▶ **DO THIS**:
Quote all of the data that follows exactly as written, skipping the images.
:: GIVEN INFORMATION ::
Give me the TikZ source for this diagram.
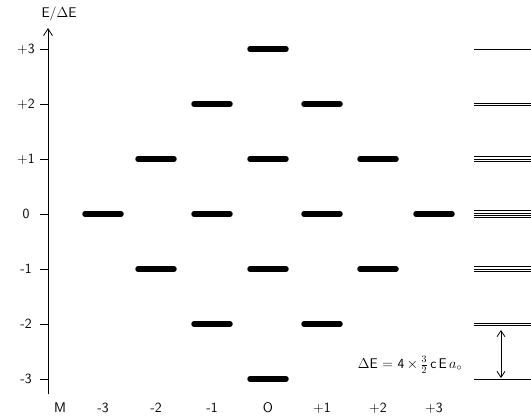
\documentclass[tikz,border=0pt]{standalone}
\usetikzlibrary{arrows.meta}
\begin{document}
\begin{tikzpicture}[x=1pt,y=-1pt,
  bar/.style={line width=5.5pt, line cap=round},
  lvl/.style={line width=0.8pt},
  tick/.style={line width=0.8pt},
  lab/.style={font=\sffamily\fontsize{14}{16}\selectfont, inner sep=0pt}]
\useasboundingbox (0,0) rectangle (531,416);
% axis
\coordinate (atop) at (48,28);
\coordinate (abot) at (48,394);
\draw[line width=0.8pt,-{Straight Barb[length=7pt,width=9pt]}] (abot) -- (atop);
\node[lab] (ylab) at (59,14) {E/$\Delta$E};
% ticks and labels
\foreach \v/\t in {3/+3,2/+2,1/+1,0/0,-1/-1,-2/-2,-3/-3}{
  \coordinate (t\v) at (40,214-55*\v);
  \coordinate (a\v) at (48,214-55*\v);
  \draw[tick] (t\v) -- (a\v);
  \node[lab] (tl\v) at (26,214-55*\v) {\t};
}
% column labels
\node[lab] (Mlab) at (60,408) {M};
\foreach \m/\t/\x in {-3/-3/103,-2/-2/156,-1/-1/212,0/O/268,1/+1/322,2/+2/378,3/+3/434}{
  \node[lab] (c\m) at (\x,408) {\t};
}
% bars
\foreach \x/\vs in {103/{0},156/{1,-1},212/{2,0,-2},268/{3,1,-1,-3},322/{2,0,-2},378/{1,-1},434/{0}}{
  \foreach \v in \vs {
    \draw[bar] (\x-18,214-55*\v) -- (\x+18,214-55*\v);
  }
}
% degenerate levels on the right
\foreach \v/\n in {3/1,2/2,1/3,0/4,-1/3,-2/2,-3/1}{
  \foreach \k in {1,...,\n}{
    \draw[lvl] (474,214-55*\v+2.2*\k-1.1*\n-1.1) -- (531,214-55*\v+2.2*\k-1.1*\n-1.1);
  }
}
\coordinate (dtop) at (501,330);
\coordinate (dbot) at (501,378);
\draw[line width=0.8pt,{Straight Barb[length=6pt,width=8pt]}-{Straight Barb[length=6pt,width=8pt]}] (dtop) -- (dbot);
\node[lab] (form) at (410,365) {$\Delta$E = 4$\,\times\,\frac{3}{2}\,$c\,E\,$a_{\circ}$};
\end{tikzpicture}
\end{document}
:::
▶ **EXERCISE RESULT**:
Give me the TikZ source for this diagram.
\documentclass[tikz,border=0pt]{standalone}
\usetikzlibrary{arrows.meta}
\begin{document}
\begin{tikzpicture}[x=1pt,y=-1pt,
  bar/.style={line width=5.5pt, line cap=round},
  lvl/.style={line width=0.8pt},
  tick/.style={line width=0.8pt},
  lab/.style={font=\sffamily\fontsize{14}{16}\selectfont, inner sep=0pt}]
\useasboundingbox (0,0) rectangle (531,416);
% axis
\coordinate (atop) at (48,28);
\coordinate (abot) at (48,394);
\draw[line width=0.8pt,-{Straight Barb[length=7pt,width=9pt]}] (abot) -- (atop);
\node[lab] (ylab) at (59,14) {E/$\Delta$E};
% ticks and labels
\foreach \v/\t in {3/+3,2/+2,1/+1,0/0,-1/-1,-2/-2,-3/-3}{
  \coordinate (t\v) at (40,214-55*\v);
  \coordinate (a\v) at (48,214-55*\v);
  \draw[tick] (t\v) -- (a\v);
  \node[lab] (tl\v) at (26,214-55*\v) {\t};
}
% column labels
\node[lab] (Mlab) at (60,408) {M};
\foreach \m/\t/\x in {-3/-3/103,-2/-2/156,-1/-1/212,0/O/268,1/+1/322,2/+2/378,3/+3/434}{
  \node[lab] (c\m) at (\x,408) {\t};
}
% bars
\foreach \x/\vs in {103/{0},156/{1,-1},212/{2,0,-2},268/{3,1,-1,-3},322/{2,0,-2},378/{1,-1},434/{0}}{
  \foreach \v in \vs {
    \draw[bar] (\x-18,214-55*\v) -- (\x+18,214-55*\v);
  }
}
% degenerate levels on the right
\foreach \v/\n in {3/1,2/2,1/3,0/4,-1/3,-2/2,-3/1}{
  \foreach \k in {1,...,\n}{
    \draw[lvl] (474,214-55*\v+2.2*\k-1.1*\n-1.1) -- (531,214-55*\v+2.2*\k-1.1*\n-1.1);
  }
}
\coordinate (dtop) at (501,330);
\coordinate (dbot) at (501,378);
\draw[line width=0.8pt,{Straight Barb[length=6pt,width=8pt]}-{Straight Barb[length=6pt,width=8pt]}] (dtop) -- (dbot);
\node[lab] (form) at (410,365) {$\Delta$E = 4$\,\times\,\frac{3}{2}\,$c\,E\,$a_{\circ}$};
\end{tikzpicture}
\end{document}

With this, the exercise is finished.